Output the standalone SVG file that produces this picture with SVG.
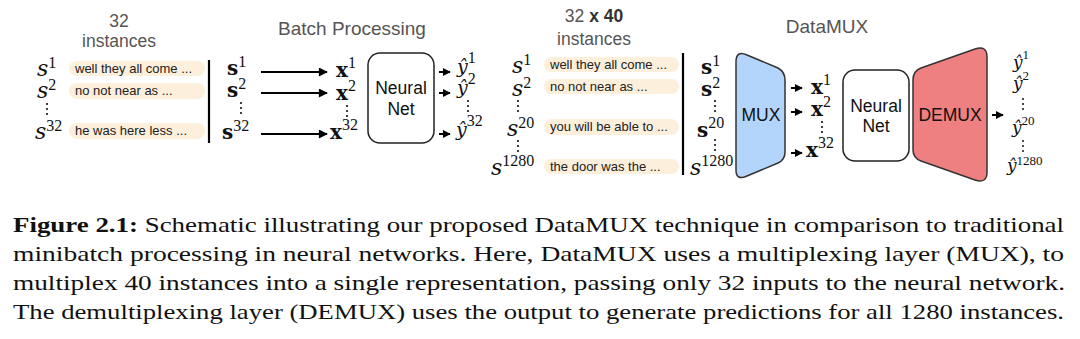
<svg xmlns="http://www.w3.org/2000/svg" width="1080" height="339" viewBox="0 0 1080 339">
<defs>
<marker id="ah" viewBox="0 0 10 10" refX="9" refY="5" markerWidth="10" markerHeight="9" markerUnits="userSpaceOnUse" orient="auto"><path d="M0,0 L10,5 L0,10 z" fill="#000"/></marker>
<marker id="ahs" viewBox="0 0 10 10" refX="9" refY="5" markerWidth="8" markerHeight="8" markerUnits="userSpaceOnUse" orient="auto"><path d="M0,0 L10,5 L0,10 z" fill="#000"/></marker>
</defs>
<style>
.hdr{font-family:"Liberation Sans",Arial,sans-serif;font-size:19px;fill:#555;text-anchor:middle}
.sub{font-family:"Liberation Sans",Arial,sans-serif;font-size:17.5px;fill:#555;text-anchor:middle}
.pill{fill:#fcefdc}
.pt{font-family:"Liberation Sans",Arial,sans-serif;font-size:13px;fill:#222}
.mi{font-family:"DejaVu Serif",serif;font-style:italic;font-size:22px;fill:#111}
.mb{font-family:"DejaVu Serif",serif;font-weight:bold;font-size:20px;fill:#111}
.yh{font-family:"DejaVu Serif",serif;font-style:italic;font-size:19px;fill:#111}
.yh2{font-family:"DejaVu Serif",serif;font-style:italic;font-size:17px;fill:#111}
.sp{font-family:"Liberation Serif","Times New Roman",serif;font-style:normal;font-weight:normal;font-size:16px}
.sps{font-family:"Liberation Serif","Times New Roman",serif;font-style:normal;font-weight:normal;font-size:13px}
.box{fill:#fff;stroke:#222;stroke-width:1.5}
.bl{font-family:"Liberation Sans",Arial,sans-serif;font-size:17.5px;fill:#111;text-anchor:middle}
.bar{stroke:#000;stroke-width:2.2}
.arr{stroke:#000;stroke-width:2;fill:none;marker-end:url(#ah)}
.arrs{stroke:#000;stroke-width:2;fill:none;marker-end:url(#ahs)}
.dot{fill:#111}
.cap{font-family:"Liberation Serif","Times New Roman",serif;font-size:22px;fill:#111}
</style>

<g id="batch-inputs">
<text class="sub" x="119" y="27">32</text>
<text class="sub" x="119" y="47">instances</text>
<text class="mi" x="37" y="76">s<tspan class="sp" dy="-8">1</tspan></text>
<text class="mi" x="37" y="98">s<tspan class="sp" dy="-8">2</tspan></text>
<g class="dot"><circle cx="47" cy="104" r="1.1"/><circle cx="47" cy="109" r="1.1"/><circle cx="47" cy="114" r="1.1"/></g>
<text class="mi" x="35" y="139">s<tspan class="sp" dy="-8">32</tspan></text>
<rect class="pill" x="69" y="61" width="136" height="15" rx="7.5"/>
<rect class="pill" x="69" y="83" width="136" height="16" rx="8"/>
<rect class="pill" x="69" y="123" width="136" height="16" rx="8"/>
<text class="pt" x="75" y="73">well they all come ...</text>
<text class="pt" x="75" y="95">no not near as ...</text>
<text class="pt" x="75" y="135">he was here less ...</text>
<line class="bar" x1="209" y1="60" x2="209" y2="143"/>
</g>

<g id="batch-tokens">
<text class="mb" x="227" y="75">s<tspan class="sp" dy="-8">1</tspan></text>
<text class="mb" x="227" y="97">s<tspan class="sp" dy="-8">2</tspan></text>
<g class="dot"><circle cx="241" cy="103" r="1.1"/><circle cx="241" cy="108" r="1.1"/><circle cx="241" cy="113" r="1.1"/></g>
<text class="mb" x="222" y="139">s<tspan class="sp" dy="-8">32</tspan></text>
</g>

<g id="batch-title"><text class="hdr" x="352" y="35">Batch Processing</text></g>

<g id="batch-x">
<text class="mb" x="336" y="77">x<tspan class="sp" dy="-9">1</tspan></text>
<text class="mb" x="336" y="100">x<tspan class="sp" dy="-9">2</tspan></text>
<g class="dot"><circle cx="347" cy="106" r="1.1"/><circle cx="347" cy="111" r="1.1"/><circle cx="347" cy="116" r="1.1"/></g>
<text class="mb" x="330" y="139">x<tspan class="sp" dy="-9">32</tspan></text>
</g>

<g id="batch-nn">
<rect class="box" x="368" y="53" width="66" height="90" rx="12"/>
<text class="bl" x="401" y="94">Neural</text>
<text class="bl" x="401" y="115">Net</text>
</g>

<g id="batch-out">
<text class="yh" x="457" y="73">ŷ<tspan class="sp" dy="-10">1</tspan></text>
<text class="yh" x="457" y="94">ŷ<tspan class="sp" dy="-10">2</tspan></text>
<g class="dot"><circle cx="468" cy="101" r="1.1"/><circle cx="468" cy="106" r="1.1"/><circle cx="468" cy="111" r="1.1"/></g>
<text class="yh" x="456" y="136">ŷ<tspan class="sp" dy="-10">32</tspan></text>
</g>

<g id="mux-inputs">
<text class="sub" x="594" y="22">32 <tspan font-weight="bold" fill="#333">x 40</tspan></text>
<text class="sub" x="594" y="45">instances</text>
<text class="mi" x="512" y="73">s<tspan class="sp" dy="-8">1</tspan></text>
<text class="mi" x="512" y="96">s<tspan class="sp" dy="-8">2</tspan></text>
<g class="dot"><circle cx="518" cy="101" r="1.1"/><circle cx="518" cy="106" r="1.1"/><circle cx="518" cy="111" r="1.1"/></g>
<text class="mi" x="507" y="136">s<tspan class="sp" dy="-8">20</tspan></text>
<g class="dot"><circle cx="518" cy="141" r="1.1"/><circle cx="518" cy="146" r="1.1"/><circle cx="518" cy="151" r="1.1"/></g>
<text class="mi" x="491" y="175">s<tspan class="sp" dy="-9">1280</tspan></text>
<rect class="pill" x="544" y="57" width="135" height="15" rx="7.5"/>
<rect class="pill" x="544" y="79" width="135" height="15" rx="7.5"/>
<rect class="pill" x="544" y="119" width="135" height="16" rx="8"/>
<rect class="pill" x="544" y="159" width="135" height="15" rx="7.5"/>
<text class="pt" x="550" y="69">well they all come ...</text>
<text class="pt" x="550" y="91">no not near as ...</text>
<text class="pt" x="550" y="131">you will be able to ...</text>
<text class="pt" x="550" y="171">the door was the ...</text>
<line class="bar" x1="683" y1="53" x2="683" y2="175"/>
</g>

<g id="mux-tokens">
<text class="mb" x="701" y="74">s<tspan class="sp" dy="-8">1</tspan></text>
<text class="mb" x="701" y="96">s<tspan class="sp" dy="-8">2</tspan></text>
<g class="dot"><circle cx="715" cy="101" r="1.1"/><circle cx="715" cy="106" r="1.1"/><circle cx="715" cy="111" r="1.1"/></g>
<text class="mb" x="697" y="137">s<tspan class="sp" dy="-9">20</tspan></text>
<g class="dot"><circle cx="715" cy="140" r="1.1"/><circle cx="715" cy="145" r="1.1"/><circle cx="715" cy="150" r="1.1"/></g>
<text class="mi" x="690" y="175">s<tspan class="sp" dy="-9">1280</tspan></text>
</g>

<g id="datamux-title"><text class="hdr" x="827" y="33">DataMUX</text></g>

<g id="mux">
<path d="M736,62 Q736,50 747,55 L778,68 Q785,72 785,80 L785,152 Q785,160 778,163 L747,176 Q736,181 736,170 Z" fill="#b4d5fb" stroke="#333" stroke-width="1.5"/>
<text class="bl" x="761" y="121">MUX</text>
</g>

<g id="mux-x">
<text class="mb" x="811" y="94">x<tspan class="sp" dy="-9">1</tspan></text>
<text class="mb" x="811" y="116">x<tspan class="sp" dy="-9">2</tspan></text>
<g class="dot"><circle cx="822" cy="122" r="1.1"/><circle cx="822" cy="127" r="1.1"/><circle cx="822" cy="132" r="1.1"/></g>
<text class="mb" x="806" y="157">x<tspan class="sp" dy="-9">32</tspan></text>
</g>

<g id="mux-nn">
<rect class="box" x="843" y="70" width="66" height="91" rx="12"/>
<text class="bl" x="876" y="112">Neural</text>
<text class="bl" x="876" y="132">Net</text>
</g>

<g id="demux">
<path d="M913,80 Q913,71 921,68 L975,49 Q987,45 987,57 L987,172 Q987,184 975,180 L921,161 Q913,158 913,150 Z" fill="#ef8082" stroke="#333" stroke-width="1.5"/>
<text class="bl" x="950" y="121">DEMUX</text>
</g>

<g id="mux-out">
<text class="yh2" x="1013" y="68">ŷ<tspan class="sps" dy="-9">1</tspan></text>
<text class="yh2" x="1013" y="89">ŷ<tspan class="sps" dy="-9">2</tspan></text>
<g class="dot"><circle cx="1023" cy="99" r="1"/><circle cx="1023" cy="104" r="1"/><circle cx="1023" cy="109" r="1"/></g>
<text class="yh2" x="1012" y="133">ŷ<tspan class="sps" dy="-8">20</tspan></text>
<g class="dot"><circle cx="1023" cy="141" r="1"/><circle cx="1023" cy="146" r="1"/><circle cx="1023" cy="151" r="1"/></g>
<text class="yh2" x="1007" y="171">ŷ<tspan class="sps" dy="-6">1280</tspan></text>
</g>

<g id="connectors">
<line class="arr" x1="261" y1="72" x2="327" y2="72"/>
<line class="arr" x1="261" y1="93" x2="327" y2="93"/>
<line class="arr" x1="261" y1="134" x2="327" y2="134"/>
<line class="arrs" x1="439" y1="72" x2="450" y2="72"/>
<line class="arrs" x1="439" y1="93" x2="450" y2="93"/>
<line class="arrs" x1="439" y1="134" x2="450" y2="134"/>
<line class="arrs" x1="791" y1="88" x2="802" y2="88"/>
<line class="arrs" x1="791" y1="112" x2="802" y2="112"/>
<line class="arrs" x1="791" y1="153" x2="802" y2="153"/>
<line class="arrs" x1="992" y1="115" x2="1003" y2="115"/>
</g>

<g id="caption">
<text class="cap" x="13" y="232" textLength="1051" lengthAdjust="spacingAndGlyphs"><tspan font-weight="bold">Figure 2.1:</tspan> Schematic illustrating our proposed DataMUX technique in comparison to traditional</text>
<text class="cap" x="13" y="261" textLength="1051" lengthAdjust="spacingAndGlyphs">minibatch processing in neural networks. Here, DataMUX uses a multiplexing layer (MUX), to</text>
<text class="cap" x="13" y="290" textLength="1052" lengthAdjust="spacingAndGlyphs">multiplex 40 instances into a single representation, passing only 32 inputs to the neural network.</text>
<text class="cap" x="13" y="319" textLength="1051" lengthAdjust="spacingAndGlyphs">The demultiplexing layer (DEMUX) uses the output to generate predictions for all 1280 instances.</text>
</g>
</svg>
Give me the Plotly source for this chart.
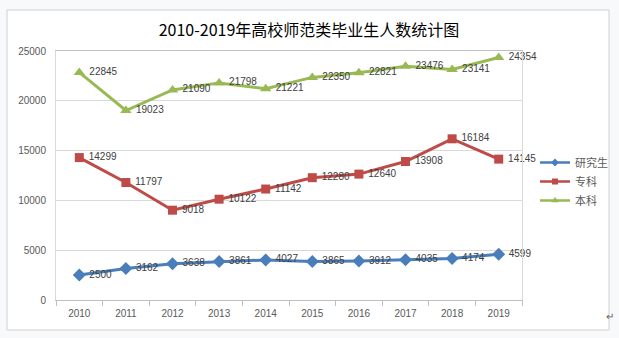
import plotly.graph_objects as go

years = ["2010", "2011", "2012", "2013", "2014", "2015", "2016", "2017", "2018", "2019"]
yanjiusheng = [2500, 3162, 3638, 3861, 4027, 3865, 3912, 4035, 4174, 4599]
zhuanke = [14299, 11797, 9018, 10122, 11142, 12280, 12640, 13908, 16184, 14145]
benke = [22845, 19023, 21090, 21798, 21221, 22350, 22821, 23476, 23141, 24354]
series_names = ["研究生", "专科", "本科"]
title_text = "2010-2019年高校师范类毕业生人数统计图"

W, H = 619, 338
ML, MR, MT, MB = 56, 97, 51, 38
PW, PH = W - ML - MR, H - MT - MB


def px_x(p):
    return (p - ML) / PW


def px_y(p):
    return (H - MB - p) / PH


num_font = dict(family="Liberation Sans, Arial, sans-serif", size=10, color="#404040")

fig = go.Figure()
specs = [
    (series_names[0], yanjiusheng, "#4A7EBB", "diamond", 10, 6),
    (series_names[1], zhuanke, "#BE4B48", "square", 9, 6),
    (series_names[2], benke, "#98B954", "triangle-up", 10, 7),
]
for name, vals, col, sym, ms, lms in specs:
    fig.add_trace(go.Scatter(
        x=years, y=vals, name=name, mode="lines+markers+text",
        line=dict(color=col, width=3),
        marker=dict(symbol=sym, size=ms, color=col),
        text=[" " + str(v) for v in vals], textposition="middle right",
        textfont=num_font, cliponaxis=False, showlegend=False,
    ))
    fig.add_trace(go.Scatter(
        x=[None], y=[None], name=name, mode="lines+markers",
        line=dict(color=col, width=2.5),
        marker=dict(symbol=sym, size=lms, color=col),
    ))

fig.update_layout(
    width=W, height=H,
    margin=dict(l=ML, r=MR, t=MT, b=MB, autoexpand=False),
    paper_bgcolor="#F8F9FB",
    plot_bgcolor="white",
    title=dict(text=title_text, x=px_x(309), xref="paper", xanchor="center",
               y=1 - 30 / H, yanchor="middle",
               font=dict(family="Noto Sans CJK SC, sans-serif", size=16, color="#000000")),
    xaxis=dict(type="category", range=[-0.5, 9.5], showgrid=False,
               showline=True, linecolor="#BFBFBF", linewidth=1, mirror=True,
               ticks="outside", tickson="boundaries", ticklen=5, tickcolor="#BFBFBF",
               ticklabelstandoff=4,
               tickfont=dict(family="Liberation Sans, Arial, sans-serif", size=10, color="#595959")),
    yaxis=dict(range=[0, 25000], dtick=5000, tickformat="d", showgrid=True, gridcolor="#D9D9D9",
               showline=True, linecolor="#D9D9D9", linewidth=1, mirror=True,
               zeroline=False, ticks="", ticklabelstandoff=7,
               tickfont=dict(family="Liberation Sans, Arial, sans-serif", size=10, color="#595959")),
    legend=dict(x=px_x(535), xanchor="left", y=px_y(148), yanchor="top",
                bgcolor="rgba(0,0,0,0)", tracegroupgap=0, itemwidth=30,
                font=dict(family="Noto Sans CJK SC, sans-serif", size=11, color="#595959")),
    shapes=[dict(type="rect", xref="paper", yref="paper", layer="below",
                 x0=px_x(7), x1=px_x(609), y0=px_y(330), y1=px_y(10),
                 fillcolor="white", line=dict(color="#D0D0D0", width=1))],
    annotations=[dict(text="↵", xref="paper", yref="paper", x=px_x(616), y=px_y(325),
                      showarrow=False, font=dict(size=10, color="#606060"))],
)

fig.write_html("out.html")
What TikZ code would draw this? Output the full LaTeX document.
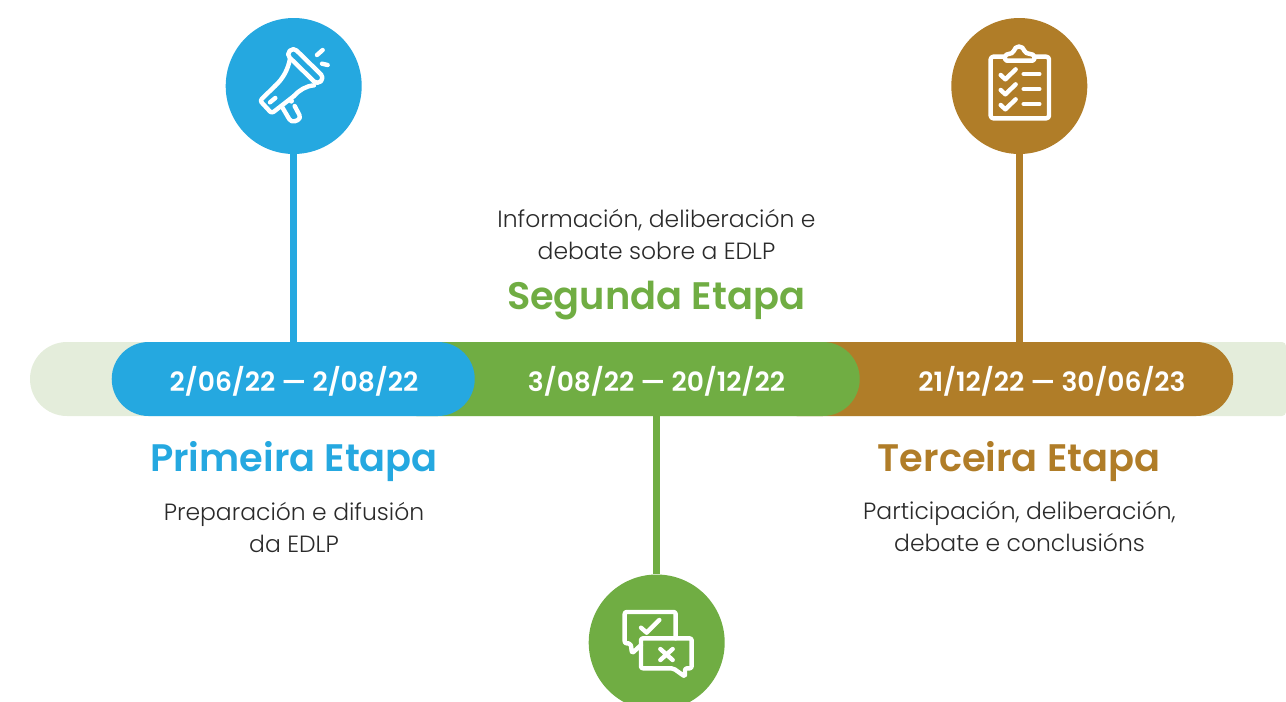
\documentclass[tikz,border=0pt]{standalone}
\usepackage{fontspec}
\setmainfont{Poppins}
\newfontfamily\fsemi{Poppins SemiBold}
\newfontfamily\flight{Poppins Light}
\definecolor{cblue}{HTML}{25A8E0}
\definecolor{cgreen}{HTML}{70AD43}
\definecolor{cbrown}{HTML}{B07D28}
\definecolor{cpale}{HTML}{E4EDDB}
\definecolor{cink}{HTML}{2A2A2A}
\tikzset{
  disc/.style={circle,inner sep=0pt,minimum size=102pt,fill=#1},
  pill/.style={rectangle,rounded corners=27.7pt,inner sep=0pt,minimum height=55.5pt,fill=#1},
  datum/.style={text=white,inner sep=0pt,font=\fsemi\fontsize{19.9pt}{22pt}\selectfont},
  stem/.style={line width=5.25pt,draw=#1},
  etapa/.style={text=#1,inner sep=0pt,font=\fsemi\fontsize{28.75pt}{32pt}\selectfont},
  desc/.style={text=cink,inner sep=0pt,align=center,font=\flight\fontsize{17.6pt}{24pt}\selectfont},
  ico/.style={draw=white,line width=3.3pt,line cap=round,line join=round},
  zoomed/.style={x=0.25pt,y=-0.25pt}
}
\begin{document}
\begin{tikzpicture}[x=0.75pt,y=-0.75pt]
\useasboundingbox (0,0) rectangle (1286,701);
\fill[cpale,rounded corners=27.7pt] (600,342) -- (30,342) -- (30,416) -- (600,416) [rounded corners=3pt] -- (1286,416) -- (1286,342) -- cycle;
% pills, brown under green under blue
\node[pill=cbrown,minimum width=355pt,anchor=east] (pc) at (1233.5,379) {};
\node[pill=cgreen,minimum width=360pt,anchor=east] (pb) at (860,379) {};
\node[pill=cblue,minimum width=272.25pt,anchor=east] (pa) at (475,379) {};
\node[datum] (da) at (294,381) {2/06/22 — 2/08/22};
\node[datum] (db) at (656.5,381) {3/08/22 — 20/12/22};
\node[datum] (dc) at (1052,381) {21/12/22 — 30/06/23};
% discs
\node[disc=cblue] (ca) at (293.7,86) {};
\node[disc=cbrown] (cc) at (1019.3,86) {};
\node[disc=cgreen] (cb) at (656.7,642.5) {};
% stems
\coordinate (sa) at (293.7,342);
\coordinate (sc) at (1019.3,342);
\coordinate (sb) at (656.7,416);
\draw[stem=cblue] (ca.south) -- (sa);
\draw[stem=cbrown] (cc.south) -- (sc);
\draw[stem=cgreen] (sb) -- (cb.north);
% headings
\node[etapa=cblue] (ta) at (294,461.5) {Primeira Etapa};
\node[etapa=cgreen] (tb) at (656,300.5) {Segunda Etapa};
\node[etapa=cbrown] (tc) at (1019,461.5) {Terceira Etapa};
\node[desc] (xa) at (294,527) {Preparación e difusión\\da EDLP};
\node[desc] (xb) at (656.5,234) {Información, deliberación e\\debate sobre a EDLP};
\node[desc] (xc) at (1019.5,527) {Participación, deliberación,\\debate e conclusións};
% megaphone
\begin{scope}[shift={(220,10)},zoomed]
\draw[ico,rounded corners=3.4pt] (199,133) -- (220,112) -- (313,203) -- (292,224) -- cycle;
\draw[ico] (210,146) .. controls (204,178) and (190,205) .. (165,228);
\draw[ico] (282,226) .. controls (258,228) and (238,240) .. (222,258);
\draw[ico,rounded corners=1.8pt] (165,228) -- (120,272) -- (155,310) -- (222,258);
\draw[ico] (150,277) -- (166,264);
\draw[ico,rounded corners=3pt] (187,292) -- (214,338) -- (244,326) -- (224,288);
\fill[white] (214,273) circle[radius=8];
\draw[ico] (291,135) -- (308,120);
\draw[ico] (306,161) -- (323,165);
\end{scope}
% clipboard
\begin{scope}[shift={(945,10)},zoomed]
\draw[ico,rounded corners=2pt] (180,140) -- (137,140) -- (137,325) -- (312,325) -- (312,140) -- (268,140);
\draw[ico,rounded corners=1.2pt] (180,152) -- (180,135) -- (205,128) .. controls (210,105) and (234,105) .. (240,128) -- (268,135) -- (268,152) -- cycle;
\foreach \d in {0,45,90}{
  \draw[ico] (167,{195+\d}) -- (181,{208+\d}) -- (212,{178+\d});
  \draw[ico] (236,{192+\d}) -- (283,{192+\d});
}
\end{scope}
% bubbles
\begin{scope}[shift={(580,565)},zoomed]
\draw[ico,rounded corners=1.5pt] (287,220) -- (287,141) -- (134,141) -- (134,235) -- (152,235) -- (156,265) -- (183,240);
\draw[ico,rounded corners=1.5pt] (183,220) -- (335,220) -- (335,310) -- (315,310) -- (315,335) -- (280,310) -- (183,310) -- cycle;
\draw[ico] (183,188) -- (200,203) -- (238,165);
\draw[ico] (241,252) -- (278,285) (278,252) -- (241,285);
\end{scope}
\end{tikzpicture}
\end{document}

Requirements:
From the material given, work out how many lines hold the string "this"; state that number and nothing further.

Response below:
3